Оставив роту на месте, я пошел, вместе с сопровождавшими меня лицами, по кривым улицам Корнешт, к центру селения, где помещалась так называемая «Каза ди обща» – изба, отведенная для приезда должностных лиц. Недалеко от этой казы, примерно на расстоянии сотни шагов, стояла, молча и без движения, мрачная толпа – все четырехсотенное мужское население деревни.

Не приступая к переговорам с народом, я расположился на виду у всех, у входа в наше помещение, и приступил к изучению дела, к счастью, оказавшегося у поверенного Ануша в копиях главнейших бумаг.
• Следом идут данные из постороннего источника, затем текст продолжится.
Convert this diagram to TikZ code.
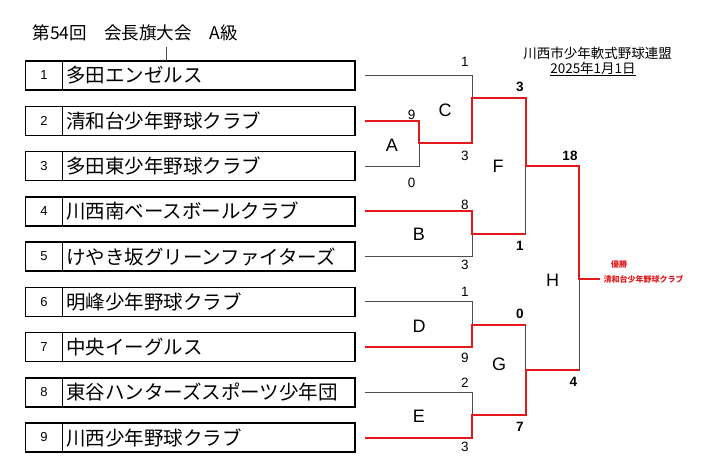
\documentclass[tikz,border=0pt]{standalone}
\usepackage{fontspec}
\setmainfont{Liberation Sans}
\newfontfamily\jp{Noto Sans CJK JP}
\usepackage{xcolor}
\usetikzlibrary{positioning}
\definecolor{winred}{HTML}{E3191C}
\definecolor{linegray}{HTML}{4D4D4D}

\begin{document}
\begin{tikzpicture}[
x=1pt, y=-1pt,
num/.style={rectangle, draw=black, line width=1.5pt, outer sep=0pt, inner sep=0pt, minimum width=36.6pt, minimum height=29pt, font=\fontsize{13}{15}\selectfont},
team/.style={rectangle, draw=black, line width=1.5pt, outer sep=0pt, inner xsep=4pt, minimum width=292.7pt, minimum height=29pt, text width=284.7pt, align=left, font=\jp\fontsize{19.5}{23}\selectfont},
tie/.style={draw=linegray, line width=0.9pt},
win/.style={draw=winred, line width=2pt},
match/.style={font=\fontsize{18}{20}\selectfont},
score/.style={font=\fontsize{13.5}{15}\selectfont},
bscore/.style={font=\bfseries\fontsize{13.5}{15}\selectfont}
]
\useasboundingbox (0,0) rectangle (716,467);

% Title
\node[anchor=west, font=\jp\fontsize{17.5}{20}\selectfont] (title) at (29,33) {第54回　会長旗大会　A級};
\node[font=\jp\fontsize{13.5}{16}\selectfont] (league) at (597.5,53) {川西市少年軟式野球連盟};
\node[font=\jp\fontsize{13.5}{16}\selectfont] (date) at (593,69) {\underline{2025年1月1日}};

% Teams
\node[num] (n1) at (44,75.5) {1};
\node[team, right=0pt of n1] (t1) {多田エンゼルス};
\node[num] (n2) at (44,120.75) {2};
\node[team, right=0pt of n2] (t2) {清和台少年野球クラブ};
\node[num] (n3) at (44,166) {3};
\node[team, right=0pt of n3] (t3) {多田東少年野球クラブ};
\node[num] (n4) at (44,211.25) {4};
\node[team, right=0pt of n4] (t4) {川西南ベースボールクラブ};
\node[num] (n5) at (44,256.5) {5};
\node[team, right=0pt of n5] (t5) {けやき坂グリーンファイターズ};
\node[num] (n6) at (44,301.75) {6};
\node[team, right=0pt of n6] (t6) {明峰少年野球クラブ};
\node[num] (n7) at (44,347) {7};
\node[team, right=0pt of n7] (t7) {中央イーグルス};
\node[num] (n8) at (44,392.25) {8};
\node[team, right=0pt of n8] (t8) {東谷ハンターズスポーツ少年団};
\node[num] (n9) at (44,437.5) {9};
\node[team, right=0pt of n9] (t9) {川西少年野球クラブ};

\coordinate (tick) at (166.7,47);
\draw[tie] (tick) -- (tick |- t1.north);

% Line starts
\coordinate (s1) at ([xshift=10pt]t1.east);
\coordinate (s2) at ([xshift=10pt]t2.east);
\coordinate (s3) at ([xshift=10pt]t3.east);
\coordinate (s4) at ([xshift=10pt]t4.east);
\coordinate (s5) at ([xshift=10pt]t5.east);
\coordinate (s6) at ([xshift=10pt]t6.east);
\coordinate (s7) at ([xshift=10pt]t7.east);
\coordinate (s8) at ([xshift=10pt]t8.east);
\coordinate (s9) at ([xshift=10pt]t9.east);

% Match points
\coordinate (A) at (419,143.3);
\coordinate (A2) at (419,166);
\coordinate (C) at (472,98.3);
\coordinate (C2) at (472,143.3);
\coordinate (B) at (472,233.7);
\coordinate (B2) at (472,256.5);
\coordinate (D) at (472,325);
\coordinate (D2) at (472,347);
\coordinate (E) at (472,415);
\coordinate (E2) at (472,437.5);
\coordinate (F) at (525.7,166);
\coordinate (F1) at (525.7,98.3);
\coordinate (F2) at (525.7,233.7);
\coordinate (G) at (525.7,370);
\coordinate (G1) at (525.7,325);
\coordinate (G2) at (525.7,415);
\coordinate (H) at (579,279.3);
\coordinate (H1) at (579,166);
\coordinate (H2) at (579,370);
\coordinate (W) at (600,279.3);

% Bracket
\draw[tie] (s1) -| (C2);
\draw[tie] (s2) -| (A2) -- (s3);
\draw[tie] (A) -- (C2);
\draw[tie] (s4) -| (B2) -- (s5);
\draw[tie] (C) -- (F1) -- (F2) -- (B);
\draw[tie] (s6) -| (D2) -- (s7);
\draw[tie] (s8) -| (E2) -- (s9);
\draw[tie] (D) -- (G1) -- (G2) -- (E);
\draw[tie] (F) -- (H1) -- (H2) -- (G);

% Winners
\draw[win] (s2) -| (A) -- (C2) -- (C) -- (F1) -- (F) -- (H1) -- (H) -- (W);
\draw[win] (s4) -| (B) -- (F2);
\draw[win] (s7) -| (D) -- (G1);
\draw[win] (s9) -| (E) -- (G2) -- (G) -- (H2);

% Match labels
\node[match] (mA) at (392,145) {A};
\node[match] (mB) at (419,234) {B};
\node[match] (mC) at (445,110) {C};
\node[match] (mD) at (419,326) {D};
\node[match] (mE) at (419,416) {E};
\node[match] (mF) at (498,166) {F};
\node[match] (mG) at (499,364) {G};
\node[match] (mH) at (552.7,280) {H};

% Scores
\node[score] (sc1) at (465,61.7) {1};
\node[score] (sc2) at (411.7,115) {9};
\node[score] (sc3) at (411.7,182.7) {0};
\node[score] (sc4) at (465,156) {3};
\node[bscore] (sc5) at (520,87.3) {3};
\node[bscore] (sc6) at (570,156) {18};
\node[score] (sc7) at (465,205) {8};
\node[bscore] (sc8) at (520,246) {1};
\node[score] (sc9) at (465,265) {3};
\node[score] (sc10) at (465,291.7) {1};
\node[bscore] (sc11) at (520,314) {0};
\node[score] (sc12) at (465,358) {9};
\node[score] (sc13) at (465,382.7) {2};
\node[bscore] (sc14) at (573.3,381.7) {4};
\node[bscore] (sc15) at (520,427) {7};
\node[score] (sc16) at (465,446.7) {3};

% Champion
\node[text=winred, font=\jp\bfseries\fontsize{8}{9}\selectfont] (champ) at (619,264) {優勝};
\node[text=winred, font=\jp\bfseries\fontsize{8}{9}\selectfont, right=0pt of W] (winner) {清和台少年野球クラブ};

\end{tikzpicture}
\end{document}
Выяснилось, что резеши, по постановлению суда, вошедшему в силу лет шесть тому назад, были обязаны уплатить Анушу 20.000 рублей за отошедший к ним лес. Владелец сначала простил ответчикам судебные издержки и проценты за все прошедшее время, а затем вошел с ними в новое соглашение, по которому он отказался от половины присужденной суммы с тем, чтобы 10.000 рублей были уплачены ему немедленно. Не получив от должников ни копейки, он приступил ко взысканию, обратив его на землю резешей, которая и была приобретена на торгах, при окружном суде, каким-то аферистом, в количестве 1.000 десятин из общего числа 1.300 десятин, составлявших все владение ответчиков.

Резеши увидели, что лишаются почти всего состояния, и обжаловали торговое производство в палату, которая отменила торги. В свою очередь покупщик обжаловал сенату решение палаты, а поверенный владельца, не дождавшись окончания процесса и получив из дела исполнительный лист, стал продавать движимость должников через судебного пристава.

Резеши, взволнованные затянувшимся процессом по поводу проданной земли и неуверенные в том, что сенат оставит в силе решение палаты, сочли действия пристава неправильными, признав их за вторичное взыскание той же суммы. Как это часто бывает, взрыв последовал не по поводу главного обстоятельства – продажи их земли за бесценок, а по поводу описанных коров и носильного платья.